Après un arrêt assez long à l’auberge, nous partons à l’est pour rentrer à la Malène. Arrivés au Mas-Rouge, sur le bord du causse, je monte avec mon compagnon au point coté 916 mètres. Là nous sommes au centre du cirque des Baumes. À mes pieds, je dirai presque sous mes pieds, s’ouvre et se développe de chaque côté l’immense hémicycle ; en amont sont les Baumes-Hautes et le Détroit : en aval, les Baumes-Basses et le chaos du pas de Soucy ; plus loin, au sud, jusqu’à la rencontre du causse Noir, se profilent les hautes falaises crénelées du cagnon.

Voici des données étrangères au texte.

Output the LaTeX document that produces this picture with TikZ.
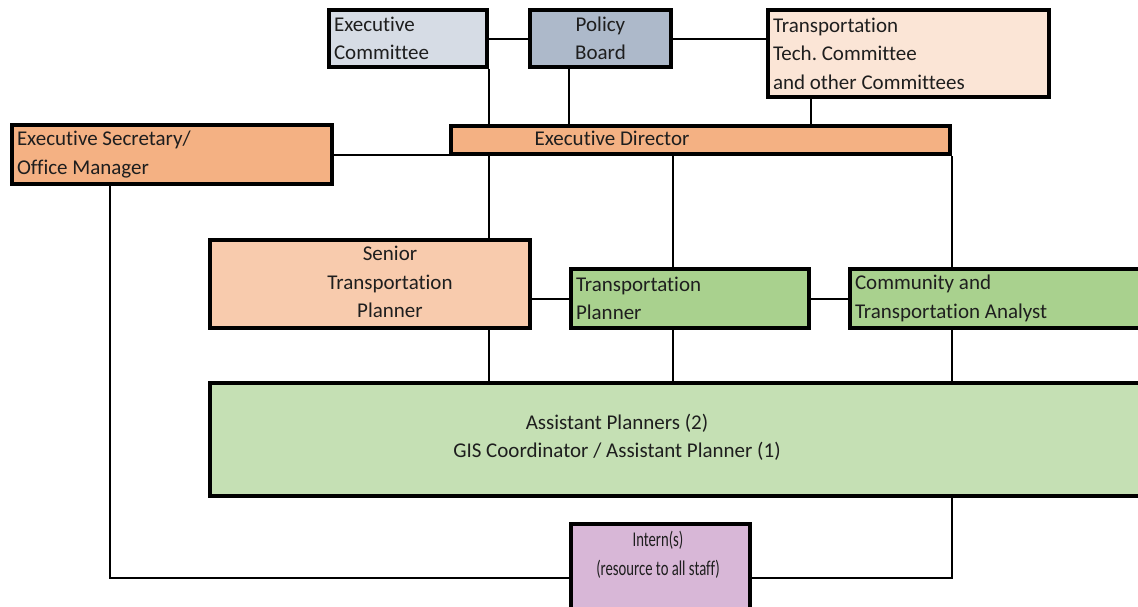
\documentclass[tikz,border=0pt]{standalone}
\usepackage{fontspec}
\setmainfont{Carlito}[Ligatures={NoCommon}]
\frenchspacing
\definecolor{ecfill}{HTML}{D6DCE5}
\definecolor{pbfill}{HTML}{ADB9CA}
\definecolor{ttfill}{HTML}{FBE5D6}
\definecolor{edfill}{HTML}{F4B183}
\definecolor{srfill}{HTML}{F8CBAD}
\definecolor{tpfill}{HTML}{A9D18E}
\definecolor{apfill}{HTML}{C5E0B4}
\definecolor{infill}{HTML}{D8B7D7}
\definecolor{txt}{HTML}{1E1E1E}
\begin{document}
\begin{tikzpicture}[x=1pt,y=-1pt,
  font=\fontsize{21}{28.5}\selectfont,
  box/.style={draw=black,line width=4pt,inner sep=0pt,anchor=north west,text=txt},
  lbl/.style={inner sep=0pt,align=center,text=txt},
  conn/.style={draw=black,line width=2pt}]
\useasboundingbox (0,0) rectangle (1138,606);
\fill[white] (0,0) rectangle (1138,606);
% boxes
\node[box,fill=ecfill,minimum width=158pt,minimum height=57pt,text width=148pt,align=flush left] (ec) at (327,8) {Executive\\Committee};
\node[box,fill=pbfill,minimum width=141pt,minimum height=57pt,text width=131pt,align=flush center] (pb) at (528,8) {Policy\\Board};
\node[box,fill=ttfill,minimum width=281pt,minimum height=87pt,text width=271pt,align=flush left] (tt) at (766,8) {Transportation\\Tech. Committee\\and other Committees};
\node[box,fill=edfill,minimum width=499pt,minimum height=28pt] (ed) at (449,124) {};
\node[box,fill=edfill,minimum width=320pt,minimum height=59pt,text width=310pt,align=flush left] (es) at (10,123) {Executive Secretary/\\Office Manager};
\node[box,fill=srfill,minimum width=320pt,minimum height=88pt] (sr) at (208,238) {};
\node[box,fill=tpfill,minimum width=238pt,minimum height=59pt,text width=228pt,align=flush left] (tp) at (569,267) {Transportation\\Planner};
\node[box,fill=tpfill,minimum width=300pt,minimum height=59pt,text width=290pt,align=flush left] (cm) at (848,267) {Community and\\Transportation Analyst};
\node[box,fill=apfill,minimum width=950pt,minimum height=113pt] (ap) at (208,381) {};
\node[box,fill=infill,minimum width=179pt,minimum height=100pt] (in) at (569,522) {};
% labels
\node[lbl] (edt) at (612,138) {Executive Director};
\node[lbl] (srt) at (390,282) {Senior\\Transportation\\Planner};
\node[lbl] (apt) at (617,437.5) {Assistant Planners (2)\\GIS Coordinator / Assistant Planner (1)};
\node[lbl] (int) at (658,555) {\scalebox{0.7}[1]{Intern(s)}\\\scalebox{0.7}[1]{(resource to all staff)}};
% helper coordinates
\coordinate (bl) at (110,578);
% connectors
\draw[conn] (ec.east) -- (pb.west);
\draw[conn] (pb.east) -- (pb.east -| tt.west);
\draw[conn] (ec.south east) -- (ec.south east |- ed.north);
\draw[conn] (pb.south -| tp.west) -- (ed.north -| tp.west);
\draw[conn] (tt.south -| tp.east) -- (ed.north -| tp.east);
\draw[conn] (es.east) -- (es.east -| ed.west);
\draw[conn] (ed.south -| ec.east) -- (sr.north -| ec.east);
\draw[conn] (ed.south -| pb.east) -- (tp.north -| pb.east);
\draw[conn] (ed.south east) -- (cm.north -| ed.east);
\draw[conn] (sr.east |- tp.west) -- (tp.west);
\draw[conn] (tp.east) -- (cm.west);
\draw[conn] (sr.south -| ec.east) -- (ap.north -| ec.east);
\draw[conn] (tp.south -| pb.east) -- (ap.north -| pb.east);
\draw[conn] (cm.south -| ed.east) -- (ap.north -| ed.east);
\draw[conn] (ap.south -| ed.east) |- (in.east |- bl);
\draw[conn] (es.south -| bl) |- (in.west |- bl);
\end{tikzpicture}
\end{document}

Comme hardiesse de ligne, c’est beau ; comme couleurs, c’est éblouissant.

En fermant les yeux, je revois nettement ce magnifique spectacle ; mais le décrire m’est impossible ; je ne trouve qu’un seul mot : c’est une merveille.

Après avoir descendu le Tarn en bateau, c’est là qu’il faut venir le revoir.

Je restai sur le mamelon du Mas-Rouge près d’une demi-heure, regardant et regardant encore. Puis je me décidais à regret à partir lorsque Paradan me dit tout à coup : « Monsieur, c’est ça qui est bien f… ! — Ma foi, oui » lui dis-je, et nous partons.

Le chemin jusqu’à Coquenas s’éloigne peu du fronton du causse, qui d’ailleurs est un peu en contre-bas, et les vues seraient magnifiques si l’on n’avait devant les yeux le souvenir d’ensemble du cirque. Nous passons à la Caleidouze, puis au Cayroux et à Coquenas. Là nous descendons dans un ravin et joignons la route de la Canourgue à la Malène. Ce ravin, dont le milieu est occupé par des noyers, en guise d’eau, est fort amusant ; plus bas, la route remplace les noyers. À gauche, à dix minutes environ de la Malène, s’ouvre une large grotte formant abri.

À sept heures j’étais de retour à la Malène, ravi de mon expédition.

  1. Suite et fin. — Voyez t. LII, p. 278.
  2. Grégoire de Tours ne fait aucune mention de ce fait.
  3. J’ai parcouru les différents causses tantôt au mois de juillet, tantôt en septembre, et chaque fois j’ai eu une impression analogue.